Un duel avec Dumas ?

Vers 1835 , Alexandre Dumas avait une maîtresse dont les beaux yeux me faisaient mourir d'amour. J'ai toujours respecté les épouses de mes amis : mais ce n'était pas une épouse. Le charme sous lequel je vivais irrésistiblement ne m'ôtait pas la conscience de ma trahison. J'hésitais à me déclarer... Un jour, montant chez Dumas, je me croisai avec lui dans l'escalier. Il me dit : « Venez donc avec moi au tir, nous reviendrons déjeuner après. »
     Je n'ai pas la vue longue, mais j'ai le coup d'oeil juste : nous touchions des mouches nous cassions des poupées. Dumas me faisait des compliments, et cependant je savais à peine tenir le pistolet. Tout à coup, il demanda je ne sais quoi au garçon de tir. Ce dernier appuya sur un bouton. Un petit jet d'eau sortit du milieu d'une coupe de pierre s'élevant à deux ou trois pieds du sol.
     Le garçon alla chercher une boule de verre coloriée et la posa délicatement sur la pointe du jet d'eau.
     Ô surprise ! la boule de verre tourne, monte, descend, et se balance ainsi dans l'air comme une hirondelle par un temps de pluie.

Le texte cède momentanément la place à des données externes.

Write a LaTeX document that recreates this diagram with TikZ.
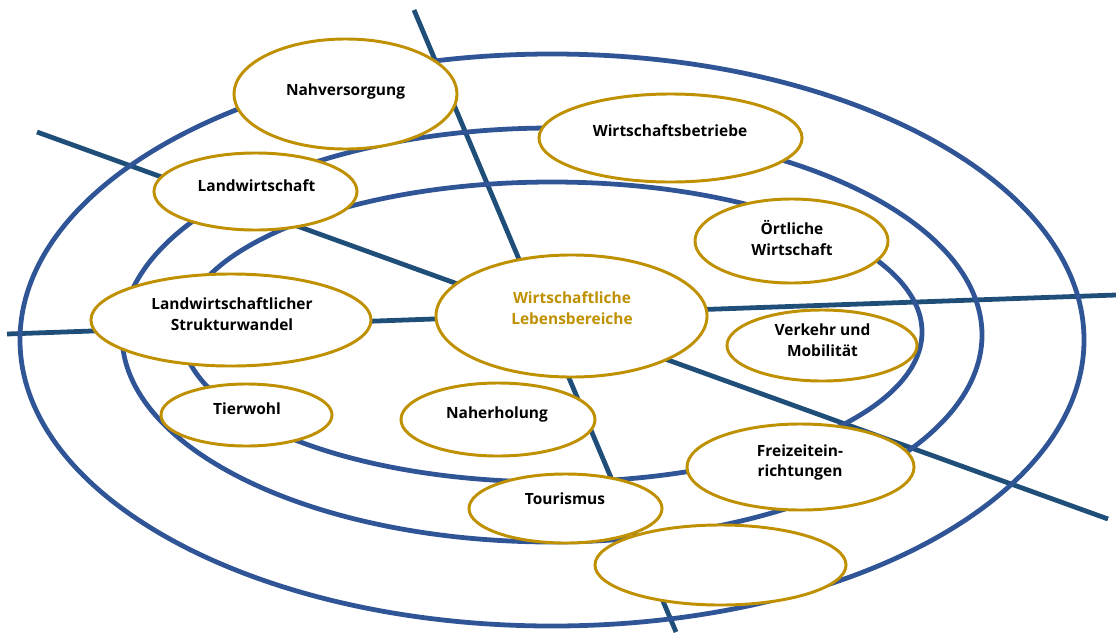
\documentclass[tikz,border=0pt]{standalone}
\usepackage{fontspec}
\setmainfont{Open Sans}
\usetikzlibrary{shapes.geometric}
\definecolor{ringblue}{RGB}{47,85,151}
\definecolor{spokeblue}{RGB}{31,78,121}
\definecolor{gold}{RGB}{191,144,0}
\begin{document}
\begin{tikzpicture}[x=0.025cm,y=-0.025cm,
        bubble/.style={ellipse,draw=gold,line width=2.1pt,fill=white,inner sep=0pt},
        lbl/.style={font=\fontsize{11}{14.8}\selectfont\bfseries,align=center},
        ring/.style={draw=ringblue,line width=3.4pt},
        spoke/.style={draw=spokeblue,line width=3.4pt}]
        \useasboundingbox (0,0) rectangle (1116,632);
        \coordinate (n) at (414,10);
        \coordinate (s) at (676,632);
        \coordinate (nw) at (37,132);
        \coordinate (se) at (1108,519);
        \coordinate (w) at (7,334);
        \coordinate (e) at (1116,295);
        \draw[spoke] (n)--(s);
        \draw[spoke] (nw)--(se);
        \draw[spoke] (w)--(e);
        \foreach \cy/\rx/\ry in {332/370/150,335/430/207,340/532/286}
        {
            \draw[ring] (552,\cy) ellipse [x radius=\rx,y radius=\ry];
        }
        \node[bubble,minimum width=5.575cm,minimum height=2.75cm] (nahv) at (345.5,94){};
        \node[lbl] (nahvtext) at (345.5,91){Nahversorgung};
        \node[bubble,minimum width=6.575cm,minimum height=2.2cm] (betr) at (670.5,138){};
        \node[lbl] (betrtext) at (670,131){Wirtschaftsbetriebe};
        \node[bubble,minimum width=5.075cm,minimum height=1.925cm] (land) at (255.5,191.5){};
        \node[lbl] (landtext) at (256.5,186){Landwirtschaft};
        \node[bubble,minimum width=4.825cm,minimum height=2.1cm] (oertl) at (791.5,241){};
        \node[lbl] (oertltext) at (792,238){Örtliche\\Wirtschaft};
        \node[bubble,minimum width=6.775cm,minimum height=3.05cm] (wirt) at (571.5,316){};
        \node[lbl,text=gold] (wirttext) at (572,308.5){Wirtschaftliche\\Lebensbereiche};
        \node[bubble,minimum width=7cm,minimum height=2.3cm] (struk) at (231,320){};
        \node[lbl] (struktext) at (232,314.5){Landwirtschaftlicher\\Strukturwandel};
        \node[bubble,minimum width=4.75cm,minimum height=1.775cm] (verk) at (822,345.5){};
        \node[lbl] (verktext) at (822.5,340){Verkehr und\\Mobilität};
        \node[bubble,minimum width=4.275cm,minimum height=1.55cm] (tier) at (246.5,415){};
        \node[lbl] (tiertext) at (247,409){Tierwohl};
        \node[bubble,minimum width=4.85cm,minimum height=1.825cm] (naher) at (498,419.5){};
        \node[lbl] (nahertext) at (497,414){Naherholung};
        \node[bubble,minimum width=5.675cm,minimum height=2.15cm] (frei) at (800.5,467){};
        \node[lbl] (freitext) at (800,462.5){Freizeitein-\\richtungen};
        \node[bubble,minimum width=6.275cm,minimum height=2cm] (leer) at (720.5,565){};
        \node[bubble,minimum width=4.825cm,minimum height=1.725cm] (tour) at (565.5,508.5){};
        \node[lbl] (tourtext) at (565,499){Tourismus};
\end{tikzpicture}
\end{document}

     Dumas, d'un coup d'oeil et d'un coup de pistolet, casse la boule et en demande une autre.
     Je la manque, il la casse. Ainsi de suite (à six reprises).
     Quand il eut cassé sa demi-douzaine de boules, il me dit : « c'est un bon exercice le matin ; allons déjeuner. »
     En revenant, j'étais furieux ; je comprenais l'apologue, — et je me disais : au fait, comment se débarrasser de ce colosse ? Le frapper par derrière ne serait... pas loyal... Peut-être n'est-il pas aussi fort à l'épée, mais il a de si grandes jambes et de si grands bras !... Soyons prudent et évitons toute possibilité de duel... avec Alexandre Dumas.

Gérard de Nerval, Oeuvres complètes, Édition de Jean Guillaume et Claude Pichois, Tome III, Pleïade, Paris, Gallimard, 1993, pp.765-766.